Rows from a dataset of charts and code
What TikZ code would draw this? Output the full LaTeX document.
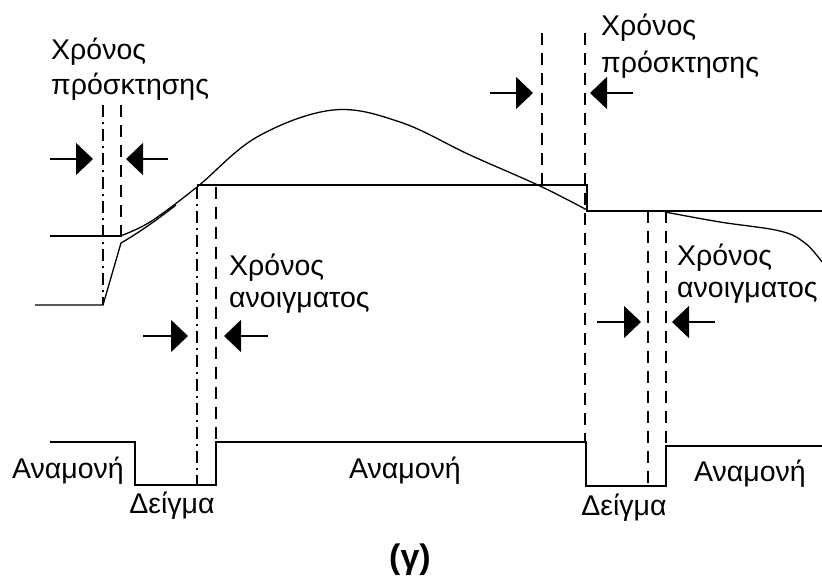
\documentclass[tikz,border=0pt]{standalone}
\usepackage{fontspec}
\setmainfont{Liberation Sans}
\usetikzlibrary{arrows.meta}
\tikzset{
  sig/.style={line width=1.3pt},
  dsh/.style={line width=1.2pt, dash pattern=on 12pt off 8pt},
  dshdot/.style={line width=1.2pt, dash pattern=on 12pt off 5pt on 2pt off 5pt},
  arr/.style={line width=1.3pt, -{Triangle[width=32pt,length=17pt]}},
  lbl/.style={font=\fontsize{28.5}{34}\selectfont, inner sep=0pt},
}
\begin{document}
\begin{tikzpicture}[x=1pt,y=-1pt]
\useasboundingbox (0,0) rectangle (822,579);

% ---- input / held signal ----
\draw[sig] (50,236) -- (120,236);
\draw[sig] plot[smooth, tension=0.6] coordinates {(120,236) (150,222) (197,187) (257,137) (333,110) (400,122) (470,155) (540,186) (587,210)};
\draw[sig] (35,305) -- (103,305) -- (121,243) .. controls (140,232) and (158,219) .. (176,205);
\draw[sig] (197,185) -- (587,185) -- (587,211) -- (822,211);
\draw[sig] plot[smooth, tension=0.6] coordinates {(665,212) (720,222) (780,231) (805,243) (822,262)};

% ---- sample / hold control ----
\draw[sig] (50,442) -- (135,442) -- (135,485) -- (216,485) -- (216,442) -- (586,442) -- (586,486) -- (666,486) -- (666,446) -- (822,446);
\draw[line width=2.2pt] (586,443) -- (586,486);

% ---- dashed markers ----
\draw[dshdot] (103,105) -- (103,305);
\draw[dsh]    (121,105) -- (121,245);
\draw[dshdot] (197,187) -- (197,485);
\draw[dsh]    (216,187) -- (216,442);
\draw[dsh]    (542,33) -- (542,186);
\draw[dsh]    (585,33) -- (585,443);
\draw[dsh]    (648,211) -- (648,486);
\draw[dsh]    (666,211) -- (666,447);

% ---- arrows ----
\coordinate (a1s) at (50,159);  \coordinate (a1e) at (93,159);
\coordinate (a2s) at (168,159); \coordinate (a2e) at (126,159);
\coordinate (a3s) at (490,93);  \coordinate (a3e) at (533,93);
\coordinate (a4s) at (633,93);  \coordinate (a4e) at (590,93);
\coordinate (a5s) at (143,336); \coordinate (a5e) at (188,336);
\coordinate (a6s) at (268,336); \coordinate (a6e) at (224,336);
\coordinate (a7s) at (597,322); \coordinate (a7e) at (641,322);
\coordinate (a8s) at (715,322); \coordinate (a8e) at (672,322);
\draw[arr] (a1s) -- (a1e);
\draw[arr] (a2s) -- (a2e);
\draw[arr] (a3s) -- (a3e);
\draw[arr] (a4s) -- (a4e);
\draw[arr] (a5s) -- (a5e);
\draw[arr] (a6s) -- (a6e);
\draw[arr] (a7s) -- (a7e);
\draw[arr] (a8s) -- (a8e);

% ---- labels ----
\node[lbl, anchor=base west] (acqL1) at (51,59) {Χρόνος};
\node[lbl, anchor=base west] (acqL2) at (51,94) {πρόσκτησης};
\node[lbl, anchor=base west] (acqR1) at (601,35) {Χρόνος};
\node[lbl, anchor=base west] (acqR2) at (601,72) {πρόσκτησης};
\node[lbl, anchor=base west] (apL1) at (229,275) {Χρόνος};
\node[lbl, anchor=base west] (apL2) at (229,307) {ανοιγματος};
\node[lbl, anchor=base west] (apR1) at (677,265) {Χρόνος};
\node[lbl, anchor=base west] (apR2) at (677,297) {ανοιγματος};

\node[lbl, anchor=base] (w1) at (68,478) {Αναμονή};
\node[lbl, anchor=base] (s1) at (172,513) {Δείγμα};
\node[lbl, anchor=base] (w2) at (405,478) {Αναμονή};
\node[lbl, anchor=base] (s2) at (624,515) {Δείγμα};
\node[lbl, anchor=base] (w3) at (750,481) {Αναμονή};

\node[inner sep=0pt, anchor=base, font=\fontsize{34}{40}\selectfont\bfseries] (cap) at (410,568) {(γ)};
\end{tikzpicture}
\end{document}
--
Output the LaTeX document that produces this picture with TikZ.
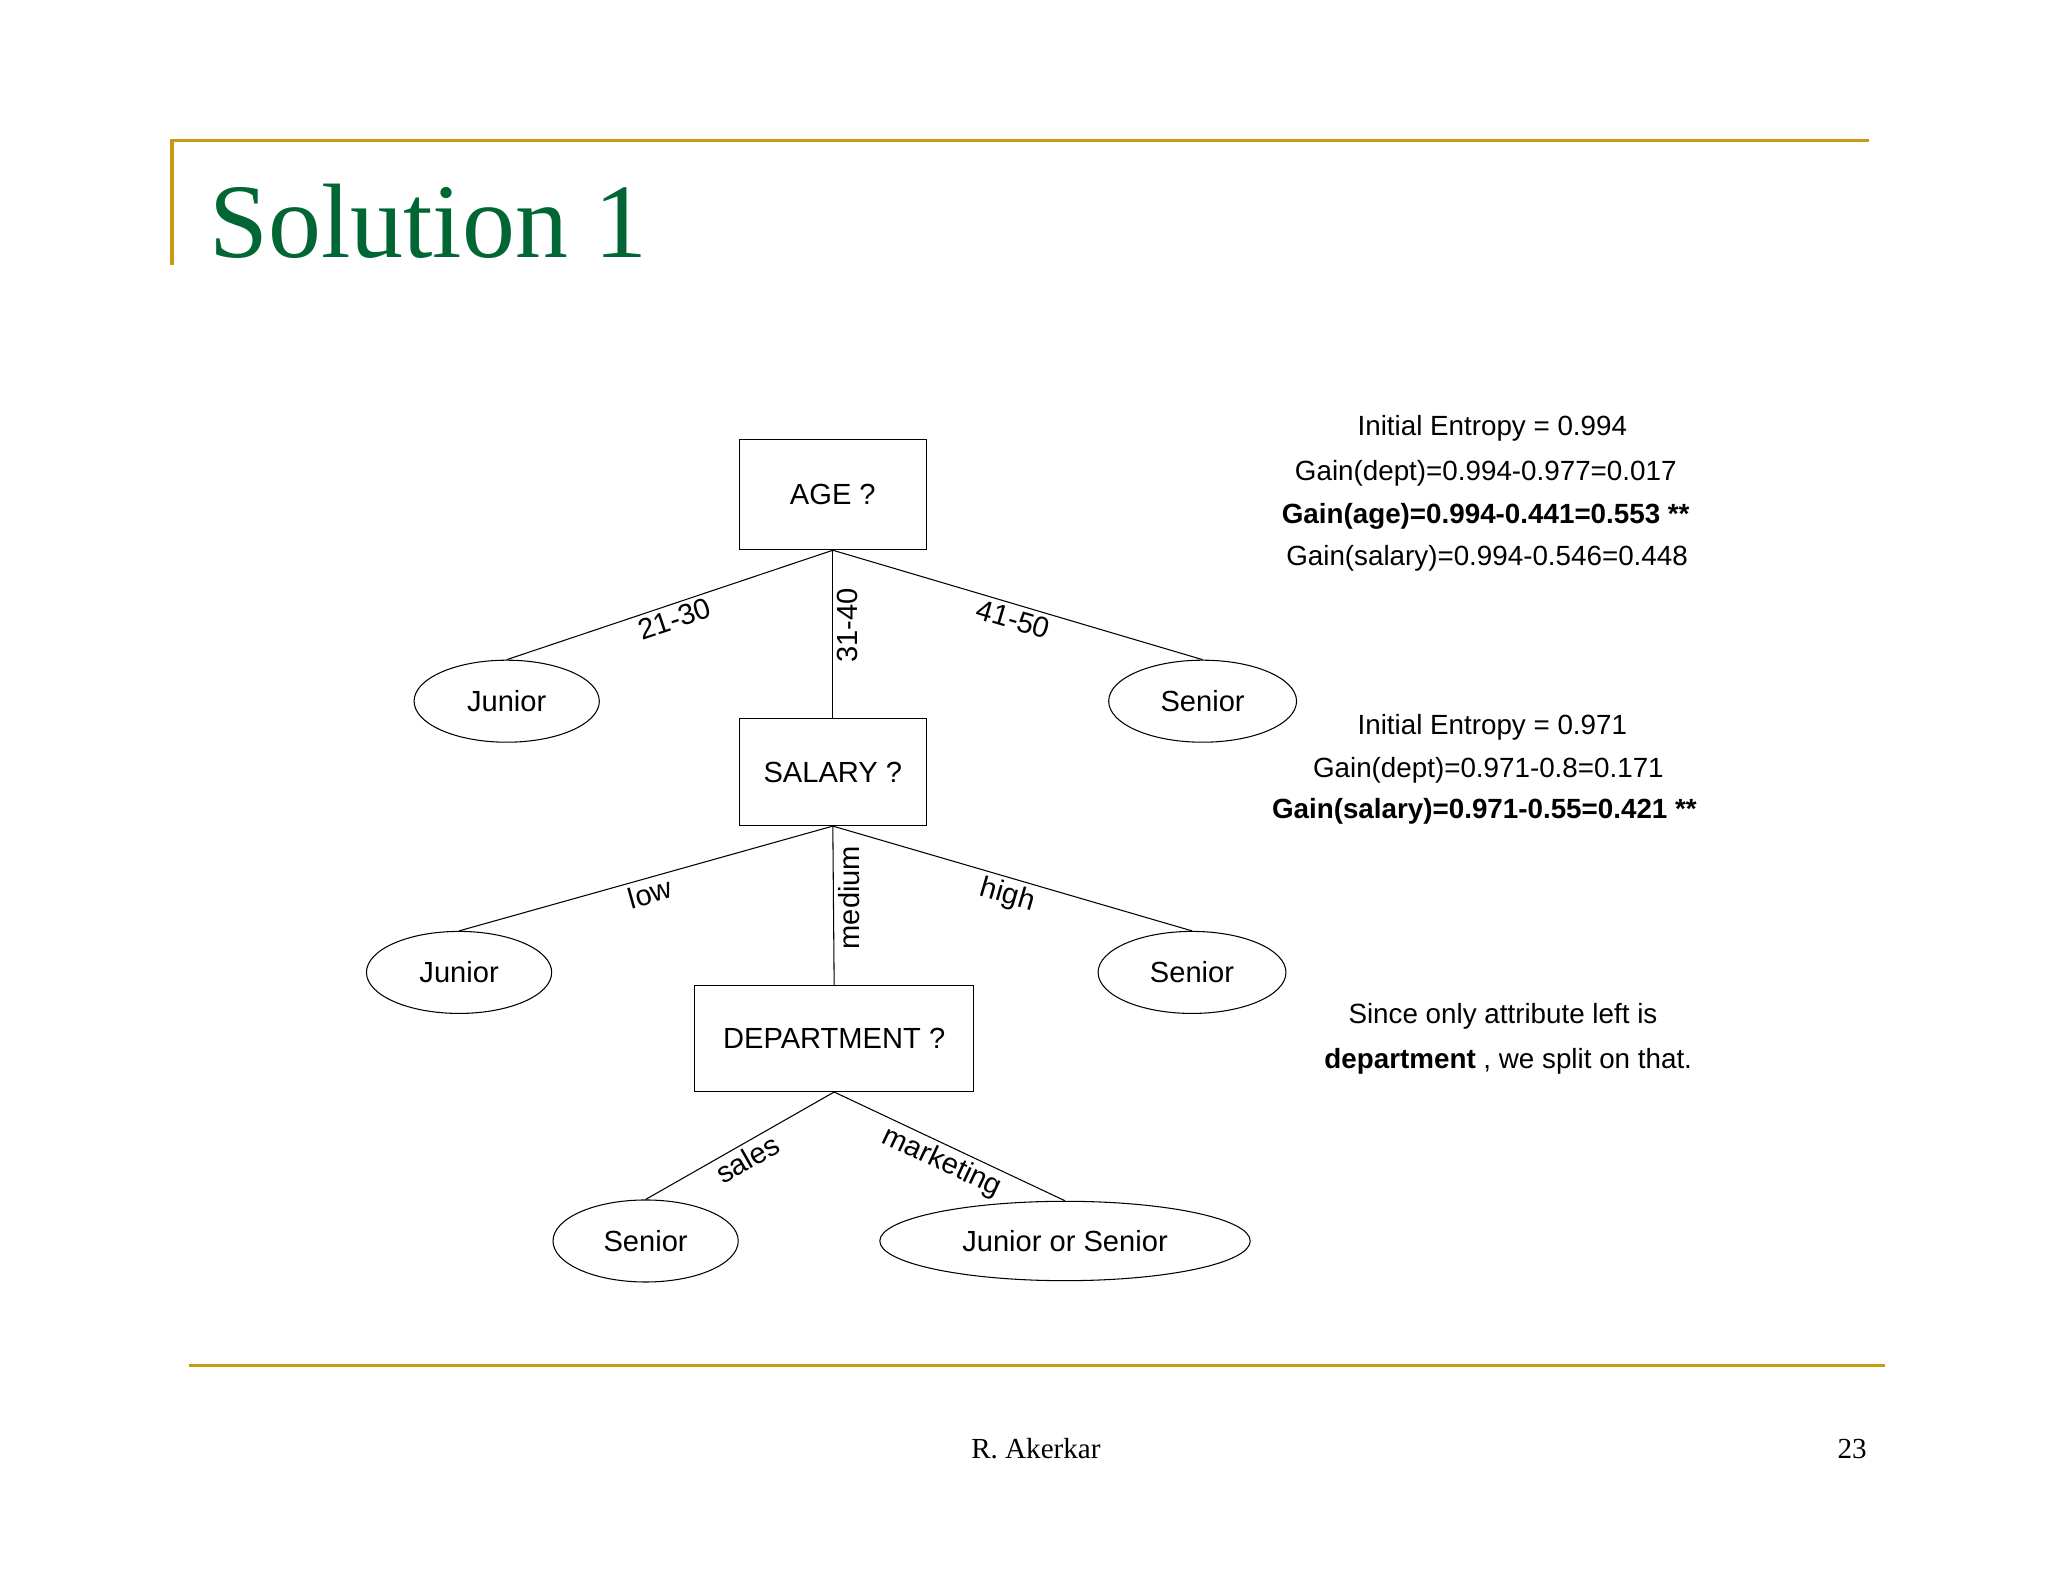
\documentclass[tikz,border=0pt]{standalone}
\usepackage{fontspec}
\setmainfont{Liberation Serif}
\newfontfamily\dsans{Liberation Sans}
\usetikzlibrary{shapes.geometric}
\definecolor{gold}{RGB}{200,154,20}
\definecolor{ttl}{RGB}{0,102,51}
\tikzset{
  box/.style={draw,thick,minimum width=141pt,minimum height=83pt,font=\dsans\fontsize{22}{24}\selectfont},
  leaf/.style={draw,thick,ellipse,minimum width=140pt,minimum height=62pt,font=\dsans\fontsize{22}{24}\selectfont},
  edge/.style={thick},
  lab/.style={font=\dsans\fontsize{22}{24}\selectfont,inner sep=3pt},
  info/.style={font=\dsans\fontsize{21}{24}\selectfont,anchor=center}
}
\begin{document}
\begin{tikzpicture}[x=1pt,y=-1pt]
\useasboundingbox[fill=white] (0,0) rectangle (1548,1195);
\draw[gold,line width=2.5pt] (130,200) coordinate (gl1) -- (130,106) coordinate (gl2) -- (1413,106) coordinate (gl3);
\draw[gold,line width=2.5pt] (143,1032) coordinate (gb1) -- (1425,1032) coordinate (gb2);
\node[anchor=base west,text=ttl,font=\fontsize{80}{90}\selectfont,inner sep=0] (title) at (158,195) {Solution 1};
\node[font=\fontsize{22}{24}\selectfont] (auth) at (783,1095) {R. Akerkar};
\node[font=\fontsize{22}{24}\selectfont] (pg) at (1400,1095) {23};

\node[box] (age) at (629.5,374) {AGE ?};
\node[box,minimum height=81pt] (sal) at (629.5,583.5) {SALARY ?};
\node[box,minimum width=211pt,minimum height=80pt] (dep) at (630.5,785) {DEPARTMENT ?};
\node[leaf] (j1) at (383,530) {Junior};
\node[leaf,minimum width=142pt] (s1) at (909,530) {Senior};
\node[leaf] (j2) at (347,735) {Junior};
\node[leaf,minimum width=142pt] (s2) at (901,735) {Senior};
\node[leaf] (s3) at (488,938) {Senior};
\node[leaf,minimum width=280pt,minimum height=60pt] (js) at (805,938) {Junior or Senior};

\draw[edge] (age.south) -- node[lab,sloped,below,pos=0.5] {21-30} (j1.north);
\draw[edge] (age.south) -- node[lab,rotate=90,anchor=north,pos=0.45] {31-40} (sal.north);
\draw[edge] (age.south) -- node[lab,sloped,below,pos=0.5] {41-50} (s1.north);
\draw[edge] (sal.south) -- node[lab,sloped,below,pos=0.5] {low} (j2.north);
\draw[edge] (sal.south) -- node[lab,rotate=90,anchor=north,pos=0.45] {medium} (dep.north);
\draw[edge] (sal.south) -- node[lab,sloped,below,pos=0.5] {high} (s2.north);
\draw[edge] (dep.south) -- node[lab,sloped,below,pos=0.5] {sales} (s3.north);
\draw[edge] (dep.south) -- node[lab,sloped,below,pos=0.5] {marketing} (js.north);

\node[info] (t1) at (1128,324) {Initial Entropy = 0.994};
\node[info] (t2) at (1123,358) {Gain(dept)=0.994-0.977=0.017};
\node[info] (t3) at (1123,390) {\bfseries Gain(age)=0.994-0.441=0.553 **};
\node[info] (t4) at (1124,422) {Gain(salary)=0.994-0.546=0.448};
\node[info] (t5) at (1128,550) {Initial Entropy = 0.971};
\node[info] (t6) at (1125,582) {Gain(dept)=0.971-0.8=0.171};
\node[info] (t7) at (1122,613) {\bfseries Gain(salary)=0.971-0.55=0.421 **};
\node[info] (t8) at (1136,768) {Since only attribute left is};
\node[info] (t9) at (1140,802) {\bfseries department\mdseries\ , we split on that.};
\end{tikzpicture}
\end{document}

=== SET PROBLEM ===
Look above for the line containing "What TikZ code", then write out every line from there down to the line containing "(666,211) -- (666,447);", that line included, with no pictures.

=== ANSWER FOR THIS EXERCISE ===
What TikZ code would draw this? Output the full LaTeX document.
\documentclass[tikz,border=0pt]{standalone}
\usepackage{fontspec}
\setmainfont{Liberation Sans}
\usetikzlibrary{arrows.meta}
\tikzset{
  sig/.style={line width=1.3pt},
  dsh/.style={line width=1.2pt, dash pattern=on 12pt off 8pt},
  dshdot/.style={line width=1.2pt, dash pattern=on 12pt off 5pt on 2pt off 5pt},
  arr/.style={line width=1.3pt, -{Triangle[width=32pt,length=17pt]}},
  lbl/.style={font=\fontsize{28.5}{34}\selectfont, inner sep=0pt},
}
\begin{document}
\begin{tikzpicture}[x=1pt,y=-1pt]
\useasboundingbox (0,0) rectangle (822,579);

% ---- input / held signal ----
\draw[sig] (50,236) -- (120,236);
\draw[sig] plot[smooth, tension=0.6] coordinates {(120,236) (150,222) (197,187) (257,137) (333,110) (400,122) (470,155) (540,186) (587,210)};
\draw[sig] (35,305) -- (103,305) -- (121,243) .. controls (140,232) and (158,219) .. (176,205);
\draw[sig] (197,185) -- (587,185) -- (587,211) -- (822,211);
\draw[sig] plot[smooth, tension=0.6] coordinates {(665,212) (720,222) (780,231) (805,243) (822,262)};

% ---- sample / hold control ----
\draw[sig] (50,442) -- (135,442) -- (135,485) -- (216,485) -- (216,442) -- (586,442) -- (586,486) -- (666,486) -- (666,446) -- (822,446);
\draw[line width=2.2pt] (586,443) -- (586,486);

% ---- dashed markers ----
\draw[dshdot] (103,105) -- (103,305);
\draw[dsh]    (121,105) -- (121,245);
\draw[dshdot] (197,187) -- (197,485);
\draw[dsh]    (216,187) -- (216,442);
\draw[dsh]    (542,33) -- (542,186);
\draw[dsh]    (585,33) -- (585,443);
\draw[dsh]    (648,211) -- (648,486);
\draw[dsh]    (666,211) -- (666,447);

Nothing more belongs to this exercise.